Il folk in Italia ha ormai preso due direzioni ben precise: la musica popolare di stampo dialettale/regionale, molto forte soprattutto nel Sud Italia (come dimenticare la storica Nuova Compagnia di Canto Popolare?), oppure la riproposizione del folk di stampo anglosassone o balcanico.
La domanda che sorge è: non è possibile una terza via? Non è possibile ragionare sulla cultura popolare italiana, partendo dalla tradizione melodica tutta italiana sia regionalistica che sinfonica, fondendola con le nuove sensibilità popolari come il jazz od il rock? Un esempio di questa terza via lo si può trovare in Renato Carosone che reinterpretò la grande tradizione della musica napoletana, fondendola con lo swing ed il jazz, creando, di fatto, un nuovo standard di musica popolare italiana. Ed è proprio questa la strada per la quale si incamminano gli Humus, ensemble molto promettente dalla provincia di Modena.
I 12 brani che compongono Popular Greggio hanno come punto fermo il richiamo alla grande tradizione melodica e cantautorale italiana, quindi un’attenzione particolare per i testi e per la voce.
I testi in parte sono stati donati da scrittori come Tiziano Scarpa – autore de “La Gattarina” e de “Lu Bombo Muscario” – e Paolo De Benedetti – autore di “Martino” e de LAngelo disse. Questa varietà letteraria, però, non costituisce un difetto, in quanto le orchestrazioni riescono a conferire fluidità all’ascolto tanto da non lasciar percepire le differenze della scrittura.
La voce di Ugo Ferrari, autore degli altri testi e delle musiche, esprime al meglio l’umore di fondo che permea da ogni traccia, ovvero una certa ironia che non scompare mai, nemmeno nei momenti più intensi e drammatici come “Canzone per Aldo” o “Quando vado via“.
La composizione dei brani, anche se molto lineare, è caratterizzata da una forte contaminazione. Nella salda cornice della melodia italiana si inseriscono le contaminazioni più disparate, ma sempre di stampo “popolare”: si parte dal brano musicalmente più scontato, “Cenere al vento”, per addentrarsi nel sottobosco sudamericano di “Ho visto”. Il viaggio prosegue diversificandosi sempre di più: si passa dalla jannaccesca “Giallo Cinese”, con tanto di arrangiamento bandistico, alle canzoni più legate alla tradizione popolare italiana come “Oggi” e “La Gattarina”, non manca il tenue pop sinfonico dalle tinte noir di “Martino” e “Quando vado via”, nè un incursione in territori più jazzy come “L’Angelo disse” ed “Ora me ne vado”.

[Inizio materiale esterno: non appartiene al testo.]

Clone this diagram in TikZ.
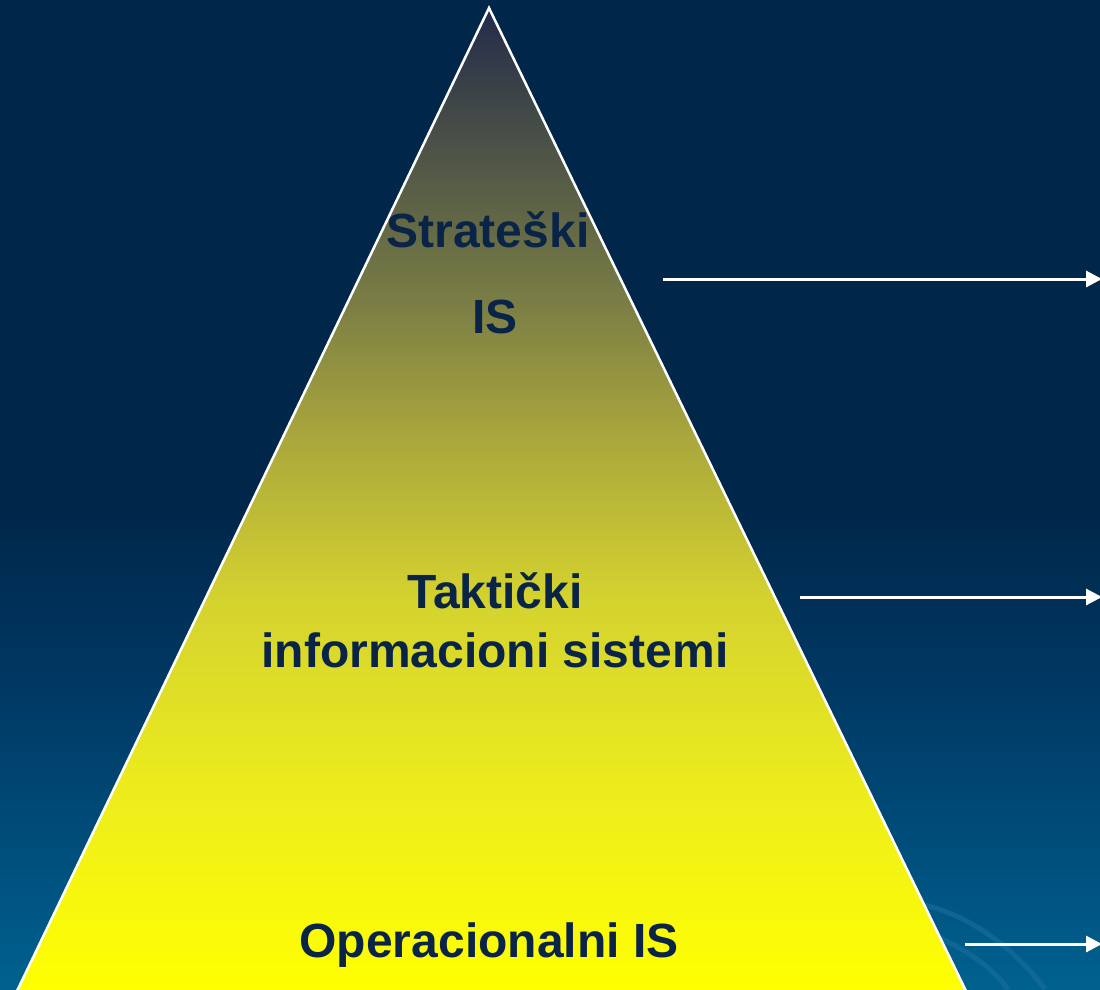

La conclusione dell’album, affidata al rock di denuncia de “La ballata de Il grasso banchiere”, non è dello stesso livello del disco: un rock folk di protesta, tra i Negrita e i Modena City Ramblers, che rasenta la banalità compositiva. Un vero peccato concludere così questo Popular Greggio che, comunque, si può considerare nel suo insieme una prova di alto livello e sicuramente un buon punto di partenza per il futuro degli Humus.